A compliance officer explains his issues with the FCC's political file initiative

My column about the FCC’s political-file consent decrees caught the eye of an engineer whose  employer has one radio station under a decree; he was appointed to be its designated compliance officer, so he’s getting a close look at the impact.

“I thought I might offer you a little off-the-record inside look at how easy it is to run afoul of the FCC’s political broadcasting rules,” he told me. But given how many stations are affected by this issue, I asked permission to share his comments anonymously, and he agreed.

Here’s what he wrote:

Paul, 73.1943(c) requires: “All records required by this paragraph shall be placed in the online political file as soon as possible and shall be retained for a period of two years. As soon as possible means immediately absent unusual circumstances.” That “as soon as possible” and “immediately” is what got us and a lot of others in trouble.

I get it … political candidates need to know right away, the same day, what competing candidates are doing in terms of advertising schedules, so that info needs to be up and available… immediately.

What happened in our case was that a gubernatorial candidate placed an order last October for an ad buy on our station. The account executive dutifully entered the order. Traffic got the spots scheduled and the spots aired right on time.

However, the paperwork for the order sat on the AE’s desk for a few days before she gave it to the person responsible for OPIF uploads. And just like that, because an AE set another piece of paper on top of the order sheet, we were in violation. When the OPIF manager got the order sheet, she immediately uploaded it and of course it was time stamped … several days after the order date.

There was no way around it, and we owned up to it in our renewal application.

It was nothing malicious, nothing particularly careless, just an honest mistake on the part of an employee who probably should have had a greater awareness of the rule and the possible consequences of violation.

Paul, another perilous, treacherous path to violation is network programming.

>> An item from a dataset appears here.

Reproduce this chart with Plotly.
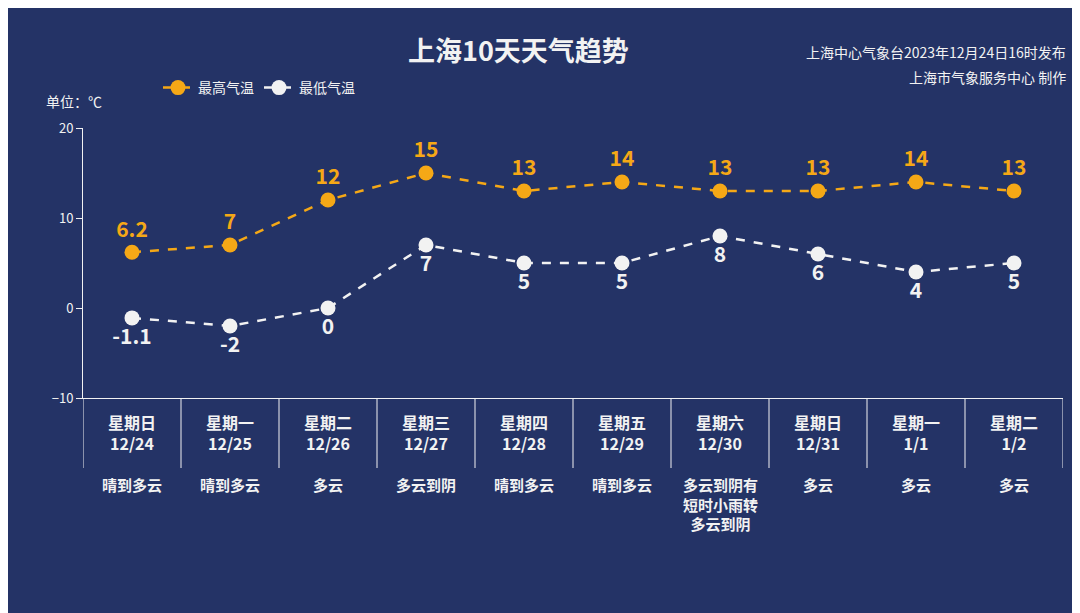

Oftentimes, political buys are made at the network level. The syndicators are required by contract (by our contracts, anyway) to immediately send us the paperwork so that we can upload it, but they quite often do not, either at all or not until several days later if they do at all.

We have no way of knowing what political ads are embedded until/unless we hear them or the syndicators tell us. When we do get the paperwork, we always annotate it with the date/time received and immediately upload it. But that could still constitute a violation, even though it is arguably beyond our control. The FCC would argue that we are responsible for everything that goes out over our airwaves, and they are correct.

The point of all this is that while political OPIF violations in this renewal cycle may seem epidemic, I don’t believe that is the case.

The OPIF and time stamping of uploads make it impossible to claim compliance if even a little late — not that we would ever knowingly do that anyway (we always in the past disclaimed our certifications in license renewal applications, “to the best of our knowledge …”). A tiny mistake under the current system makes for a black-and-white license renewal issue. It’s all very frustrating.

For now, we have put an embargo on all non-federal political advertising and will only take federal candidate ads that we are required to by law.

We hate to leave money on the table and not give candidates a platform, but we simply cannot take a chance that another small mistake will be made and affect our licenses.

Thanks to this reader for sharing his experience of how the current FCC initiative is affecting one company’s daily operations.